> [LISTING]
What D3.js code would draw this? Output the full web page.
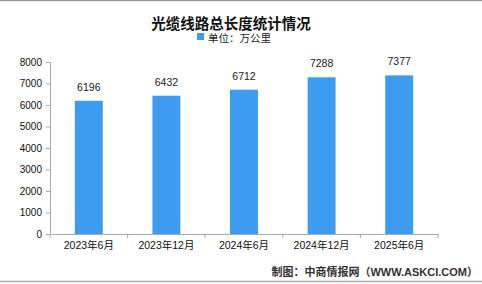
<!DOCTYPE html>
<html>
<head>
<meta charset="utf-8">
<script src="https://cdn.jsdelivr.net/npm/d3@7"></script>
<style>
  body { margin: 0; background: #fff; }
  text { font-family: "Liberation Sans", Arial, "Noto Sans CJK SC", sans-serif; }
</style>
</head>
<body>
<div id="vizArea"></div>
<script>
const categories = ['2023年6月', '2023年12月', '2024年6月', '2024年12月', '2025年6月']
const values = [6196, 6432, 6712, 7288, 7377]
const yTicks = [0, 1000, 2000, 3000, 4000, 5000, 6000, 7000, 8000]

const width = 482, height = 284
const margin = {top: 62, right: 44, bottom: 50, left: 50}

const svg = d3.select('#vizArea')
    .append('svg')
    .attr('width', width)
    .attr('height', height)

// frame lines top and bottom
svg.append('line').attr('x1', 0).attr('x2', width).attr('y1', 0.5).attr('y2', 0.5)
    .attr('stroke', '#999').attr('stroke-width', 1.5)
svg.append('line').attr('x1', 0).attr('x2', width).attr('y1', 281.5).attr('y2', 281.5)
    .attr('stroke', '#aaa').attr('stroke-width', 1.5)

svg.append('text')
    .attr('x', 231).attr('y', 28.5)
    .attr('text-anchor', 'middle')
    .style('font-weight', 'bold')
    .style('font-size', '14.5px')
    .attr('fill', '#111')
    .text('光缆线路总长度统计情况')

// legend
svg.append('rect').attr('x', 197).attr('y', 33).attr('width', 7).attr('height', 7).attr('fill', '#3d9cf0')
svg.append('text')
    .attr('x', 208).attr('y', 41.5)
    .style('font-size', '10.5px')
    .attr('fill', '#222')
    .text('单位：万公里')

const x = d3.scaleBand().domain(categories).range([margin.left, width - margin.right]).paddingInner(0.64).paddingOuter(0.32)
const y = d3.scaleLinear().domain([0, 8000]).range([height - margin.bottom, margin.top])

const xAxis = svg.append('g')
    .attr('transform', `translate(0,${height - margin.bottom})`)
    .call(d3.axisBottom(x).tickSize(0).tickPadding(8))
xAxis.select('.domain').attr('stroke', '#aaa')
xAxis.selectAll('text').attr('fill', '#111').style('font-size', '10.5px')

// category boundary ticks
const bounds = d3.range(categories.length + 1).map(i => margin.left + i * (width - margin.left - margin.right) / categories.length)
xAxis.selectAll('line.sep')
    .data(bounds)
    .enter()
    .append('line')
    .attr('class', 'sep')
    .attr('x1', d => d).attr('x2', d => d)
    .attr('y1', 0).attr('y2', 4)
    .attr('stroke', '#aaa')

const yAxis = svg.append('g')
    .attr('transform', `translate(${margin.left},0)`)
    .call(d3.axisLeft(y).tickValues(yTicks).tickFormat(d3.format('d')).tickSize(4).tickPadding(4))
yAxis.select('.domain').attr('stroke', '#aaa')
yAxis.selectAll('line').attr('stroke', '#aaa')
yAxis.selectAll('text').attr('fill', '#111').style('font-size', '10px')

svg.selectAll('rect.bar')
    .data(values)
    .enter()
    .append('rect')
    .attr('class', 'bar')
    .attr('x', (d, i) => x(categories[i]))
    .attr('y', d => y(d))
    .attr('width', x.bandwidth())
    .attr('height', d => y(0) - y(d))
    .attr('fill', '#3d9cf0')

svg.selectAll('text.val')
    .data(values)
    .enter()
    .append('text')
    .attr('class', 'val')
    .attr('x', (d, i) => x(categories[i]) + x.bandwidth() / 2)
    .attr('y', d => y(d) - 10)
    .attr('text-anchor', 'middle')
    .style('font-size', '10.5px')
    .attr('fill', '#222')
    .text(d => d)

svg.append('text')
    .attr('x', 478).attr('y', 276)
    .attr('text-anchor', 'end')
    .style('font-size', '11px')
    .style('font-weight', 'bold')
    .attr('fill', '#333')
    .text('制图：中商情报网（WWW.ASKCI.COM）')
</script>
</body>
</html>
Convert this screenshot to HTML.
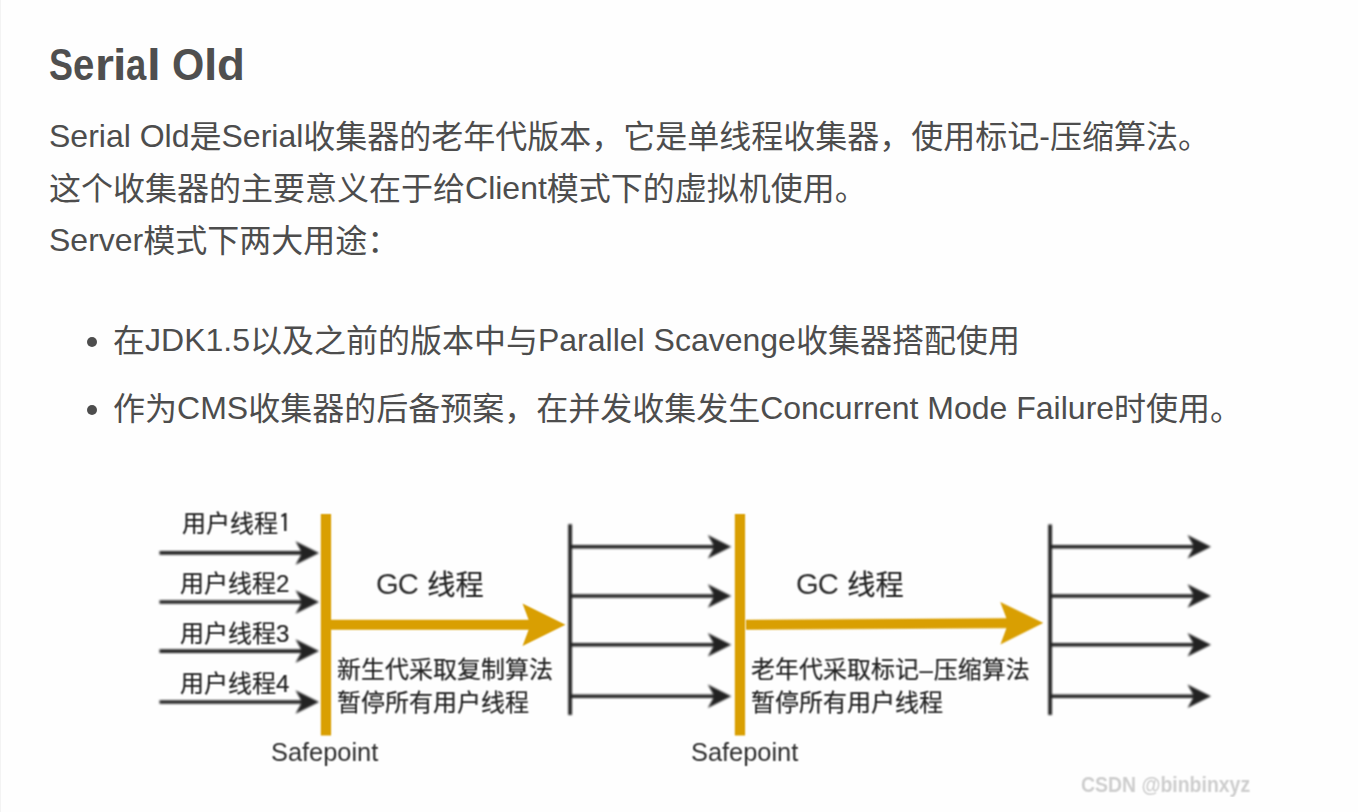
<!DOCTYPE html>
<html lang="zh-CN">
<head>
<meta charset="utf-8">
<title>Serial Old</title>
<style>
html,body{margin:0;padding:0;}
body{width:1358px;height:812px;overflow:hidden;background:#fefefe;position:relative;
  font-family:"Liberation Sans","Noto Sans CJK SC",sans-serif;color:#4d4d4d;}
#edge{position:absolute;left:0;top:0;width:1px;height:812px;background:#f3f3f3;}
h2{position:absolute;left:49.26px;top:39px;margin:0;font-size:44px;line-height:52px;font-weight:bold;color:#4f4f4f;white-space:pre;}
h2 span{display:inline-block;transform-origin:0 0;white-space:pre;}
p{position:absolute;left:49px;margin:0;font-size:32px;line-height:52px;white-space:nowrap;}
.l{position:relative;top:-1px;}
ul{position:absolute;left:0;top:0;margin:0;padding:0;list-style:none;}
li{position:absolute;left:113px;font-size:32px;line-height:52px;white-space:nowrap;}
li::before{content:"";position:absolute;left:-26px;top:22px;width:10px;height:10px;border-radius:50%;background:#4d4d4d;}
svg{position:absolute;left:0;top:480px;font-family:"Liberation Sans","Noto Sans CJK SC",sans-serif;}
.la{fill:#2e2e2e;stroke:none;}
</style>
</head>
<body>
<div id="edge"></div>
<h2><span style="width:23.74px;transform:scaleX(0.816)">S</span><span style="width:22.09px;transform:scaleX(0.871)">e</span><span style="width:17.75px;transform:scaleX(1.106)">r</span><span style="width:12.69px;transform:scaleX(1.093)">i</span><span style="width:21.61px;transform:scaleX(0.827)">a</span><span style="width:12.46px;transform:scaleX(1.126)">l</span><span style="width:12.50px"> </span><span style="width:32.14px;transform:scaleX(0.942)">O</span><span style="width:12.39px;transform:scaleX(1.093)">l</span><span style="width:30.00px;transform:scaleX(1.037)">d</span></h2>
<p style="top:111px"><span class="l">Serial Old</span>是<span class="l">Serial</span>收集器的老年代版本，它是单线程收集器，使用标记<span class="l">-</span>压缩算法。<br>这个收集器的主要意义在于给<span class="l">Client</span>模式下的虚拟机使用。<br><span class="l">Server</span>模式下两大用途：</p>
<ul>
<li style="top:315px">在<span class="l">JDK1.5</span>以及之前的版本中与<span class="l">Parallel Scavenge</span>收集器搭配使用</li>
<li style="top:383px">作为<span class="l">CMS</span>收集器的后备预案，在并发收集发生<span class="l">Concurrent Mode Failure</span>时使用。</li>
</ul>
<svg width="1358" height="332" viewBox="0 480 1358 332">
<defs>
<filter id="b" x="-5%" y="-5%" width="110%" height="110%" color-interpolation-filters="sRGB"><feGaussianBlur stdDeviation="1"/></filter>
<filter id="c" x="-2%" y="-2%" width="104%" height="104%" color-interpolation-filters="sRGB"><feConvolveMatrix order="3" kernelMatrix="1 2 1 2 4 2 1 2 1" divisor="16" edgeMode="none" preserveAlpha="false"/></filter>
</defs>
<g filter="url(#c)">
<rect x="320.8" y="514" width="10.3" height="221.5" fill="#d99f02"/>
<rect x="734.8" y="514" width="10.3" height="221.5" fill="#d99f02"/>
<g><line x1="331" y1="624.7" x2="531.5" y2="624.7" stroke="#d99f02" stroke-width="10"/><path d="M565.5 624.7 L522.5 603.45 L530.5 624.7 L522.5 645.95 Z" fill="#d99f02"/></g>
<g transform="rotate(-0.35 746 624.8)"><line x1="746" y1="624.8" x2="1009.3" y2="624.8" stroke="#d99f02" stroke-width="10"/><path d="M1043.3 624.8 L1000.3 603.55 L1008.3 624.8 L1000.3 646.05 Z" fill="#d99f02"/></g>
</g>
<g filter="url(#b)">
<line x1="159.5" y1="552.9" x2="303.0" y2="552.9" stroke="#222" stroke-width="3.6"/><path d="M319 552.9 L295.5 541.15 L302.0 552.9 L295.5 564.65 Z" fill="#222"/>
<line x1="159.5" y1="602.0" x2="303.0" y2="602.0" stroke="#222" stroke-width="3.6"/><path d="M319 602.0 L295.5 590.25 L302.0 602.0 L295.5 613.75 Z" fill="#222"/>
<line x1="159.5" y1="651.1" x2="303.0" y2="651.1" stroke="#222" stroke-width="3.6"/><path d="M319 651.1 L295.5 639.35 L302.0 651.1 L295.5 662.85 Z" fill="#222"/>
<line x1="159.5" y1="702.0" x2="303.0" y2="702.0" stroke="#222" stroke-width="3.6"/><path d="M319 702.0 L295.5 690.25 L302.0 702.0 L295.5 713.75 Z" fill="#222"/>
<line x1="570.1" y1="524.2" x2="570.1" y2="715" stroke="#222" stroke-width="3.8"/>
<line x1="1050.1" y1="524.5" x2="1050.1" y2="715" stroke="#222" stroke-width="3.8"/>
<line x1="570" y1="546.7" x2="715.3" y2="546.7" stroke="#222" stroke-width="3.6"/><path d="M731.3 546.7 L707.8 534.95 L714.3 546.7 L707.8 558.45 Z" fill="#222"/>
<line x1="1050" y1="546.7" x2="1195.0" y2="546.7" stroke="#222" stroke-width="3.6"/><path d="M1211 546.7 L1187.5 534.95 L1194.0 546.7 L1187.5 558.45 Z" fill="#222"/>
<line x1="570" y1="596.0" x2="715.3" y2="596.0" stroke="#222" stroke-width="3.6"/><path d="M731.3 596.0 L707.8 584.25 L714.3 596.0 L707.8 607.75 Z" fill="#222"/>
<line x1="1050" y1="596.0" x2="1195.0" y2="596.0" stroke="#222" stroke-width="3.6"/><path d="M1211 596.0 L1187.5 584.25 L1194.0 596.0 L1187.5 607.75 Z" fill="#222"/>
<line x1="570" y1="644.8" x2="715.3" y2="644.8" stroke="#222" stroke-width="3.6"/><path d="M731.3 644.8 L707.8 633.05 L714.3 644.8 L707.8 656.55 Z" fill="#222"/>
<line x1="1050" y1="644.8" x2="1195.0" y2="644.8" stroke="#222" stroke-width="3.6"/><path d="M1211 644.8 L1187.5 633.05 L1194.0 644.8 L1187.5 656.55 Z" fill="#222"/>
<line x1="570" y1="696.2" x2="715.3" y2="696.2" stroke="#222" stroke-width="3.6"/><path d="M731.3 696.2 L707.8 684.45 L714.3 696.2 L707.8 707.95 Z" fill="#222"/>
<line x1="1050" y1="696.2" x2="1195.0" y2="696.2" stroke="#222" stroke-width="3.6"/><path d="M1211 696.2 L1187.5 684.45 L1194.0 696.2 L1187.5 707.95 Z" fill="#222"/>
</g>
<g filter="url(#c)" fill="#222" stroke="#222" stroke-width="0.2">
<text x="182" y="532" font-size="24">用户线程<tspan font-family="IPAGothic,sans-serif" font-size="25.5" dx="0.5">1</tspan></text>
<text x="180" y="592" font-size="24">用户线程2</text>
<text x="180" y="642" font-size="24">用户线程3</text>
<text x="180" y="691.5" font-size="24">用户线程4</text>
<text x="375.9" y="594" font-size="28.2"><tspan font-size="29.2" letter-spacing="-0.9" class="la">GC </tspan><tspan x="427.2" y="594.5">线程</tspan></text>
<text x="795.9" y="594" font-size="28.2"><tspan font-size="29.2" letter-spacing="-0.9" class="la">GC </tspan><tspan x="847.2" y="594.5">线程</tspan></text>
<text x="337" y="678" font-size="24">新生代采取复制算法</text>
<text x="337" y="711" font-size="24">暂停所有用户线程</text>
<text x="751" y="678" font-size="24">老年代采取标记<tspan dx="0.5">–</tspan><tspan dx="1">压缩算法</tspan></text>
<text x="751" y="711" font-size="24">暂停所有用户线程</text>
<text x="271" y="760.5" font-size="25.4" class="la">Safepoint</text>
<text x="691" y="760.5" font-size="25.4" class="la">Safepoint</text>
</g>
<g filter="url(#c)"><text transform="translate(1081 791.5) scale(0.865 1)" font-size="22.5" font-weight="bold" fill="#cecece">CSDN @binbinxyz</text></g>
</svg>
</body>
</html>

> [TASK TO COMPLETE] Tally up the lines in the records that contain the word "this" and give only the total.

> [REPLY TO THE TASK] 2